El estado actual de las calles y veredas de nuestra ciudad es, lamentablemente, el resultado de una década de dejadez. No se trata simplemente de pozos, baldosas sueltas o asfaltos deshechos. Se trata de un símbolo: el de una gestión que priorizó el avance personal por encima del bien común. Una gestión que no supo —o no quiso— implementar un plan de mantenimiento sistemático, ni siquiera replicar experiencias de otros gobiernos departamentales de su mismo signo político que, con sus defectos, al menos intentaron aplicar iniciativas como el Plan ABC.

Las consecuencias están a la vista (y al tacto de cada paso o bache): vehículos dañados, peatones lastimados, y un creciente malestar entre los ciudadanos que sienten que la ciudad se cae a pedazos. Quienes más sufren esta situación son, como suele ocurrir, los más vulnerables: niños que comienzan a descubrir el mundo caminando, corriendo, tropezando… y cayendo en veredas que no invitan al juego sino al peligro. Adultos mayores que deben sortear obstáculos donde debería haber seguridad. Personas con discapacidad para quienes las calles de este Salto son un laberinto insalvable.

La responsabilidad no es exclusiva del gobierno. También hay omisión de parte de muchos propietarios que ignoran su deber legal y moral de mantener las veredas en condiciones. Pero el problema es estructural, y allí es donde debe intervenir la autoridad. No basta con esperar que cada uno haga lo que le corresponde. Debe existir una política clara, firme, constante. Y si durante 10 años no se sancionó ni se exigió ese cumplimiento, si no se fiscalizó ni se actuó más allá de las típicas “maquilladas” en tiempos de elecciones, entonces es evidente que hubo complicidad por omisión.

En este panorama, también se suman actores como empresas públicas —la más mencionada, OSE— que intervienen en el subsuelo urbano, rompen pavimentos y luego se retiran dejando un “parche”  que hasta ahora, la Intendencia cubría con materiales de mala calidad que a los pocos días ya se deshace con la primera lluvia. Es inaceptable que no exista una coordinación efectiva entre la Intendencia y estas empresas para garantizar soluciones duraderas.

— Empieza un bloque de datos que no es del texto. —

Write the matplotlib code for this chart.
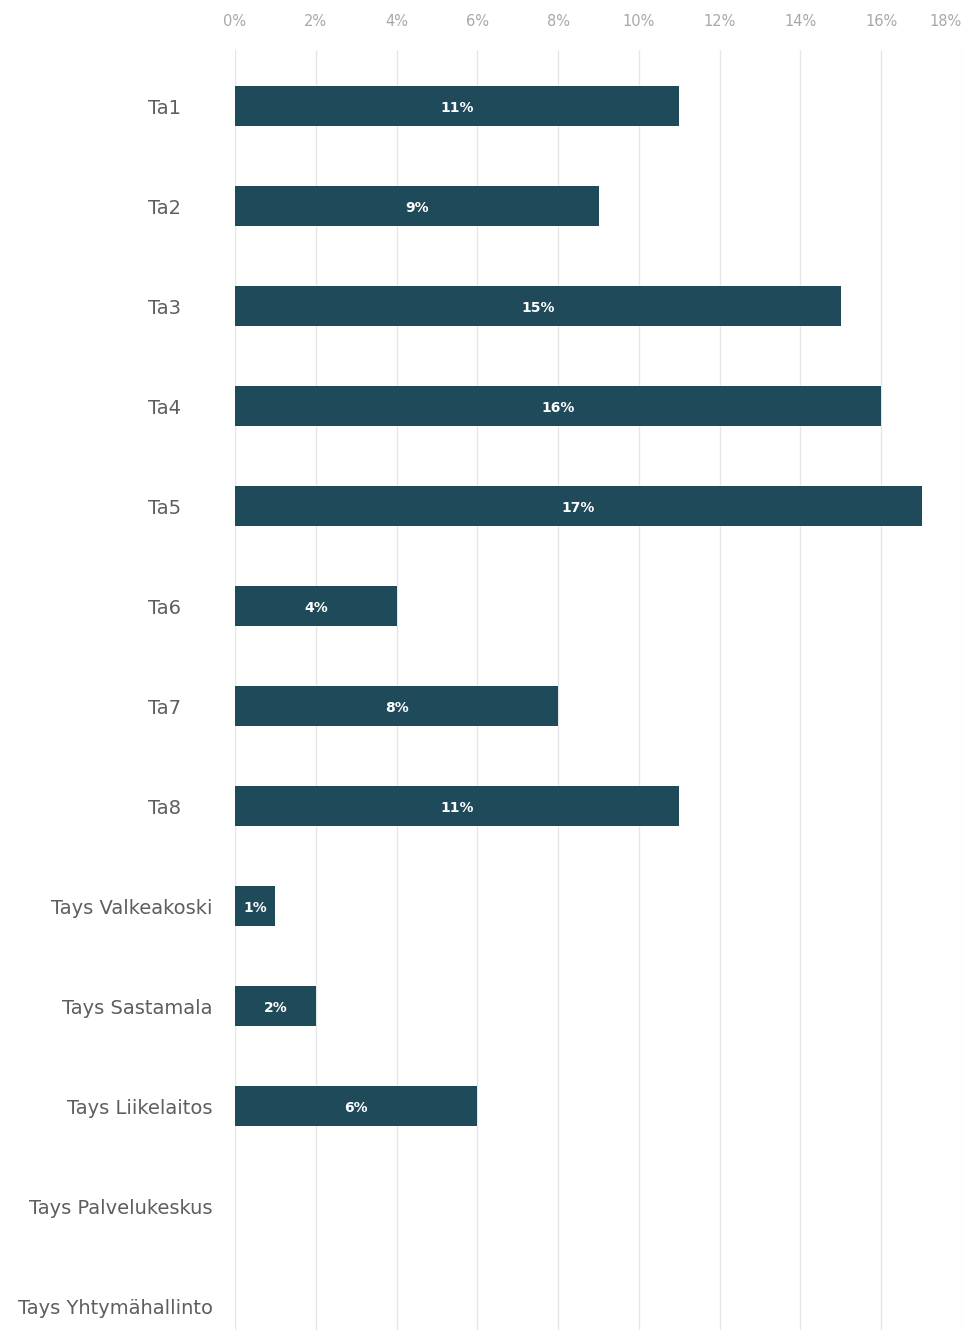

Es cierto: la situación económica de la Intendencia no es fácil. Pero también lo es que, cuando hay voluntad política, creatividad y compromiso, se pueden generar respuestas. En el pasado, hubo ejemplos de cómo, en medio de crisis similares, se impulsaron arreglos de veredas como forma de promover empleo a través de “changas” útiles y dignas. No se resolvió todo, pero se dio un paso. Hoy se necesita más que nunca una iniciativa de ese tipo, que combine recuperación urbana, trabajo y sentido de pertenencia.

Este es un problema que nos involucra a todos, pero que empieza por el Estado. Hay que dejar atrás la inercia, la costumbre de naturalizar el deterioro y la impunidad de la omisión. Las calles y veredas no pueden seguir siendo zonas de riesgo ni símbolos de abandono. Deben ser espacios de tránsito seguro, de encuentro, de ciudadanía.

Es tiempo de asumir la deuda y comenzar, entre todos, a saldarla.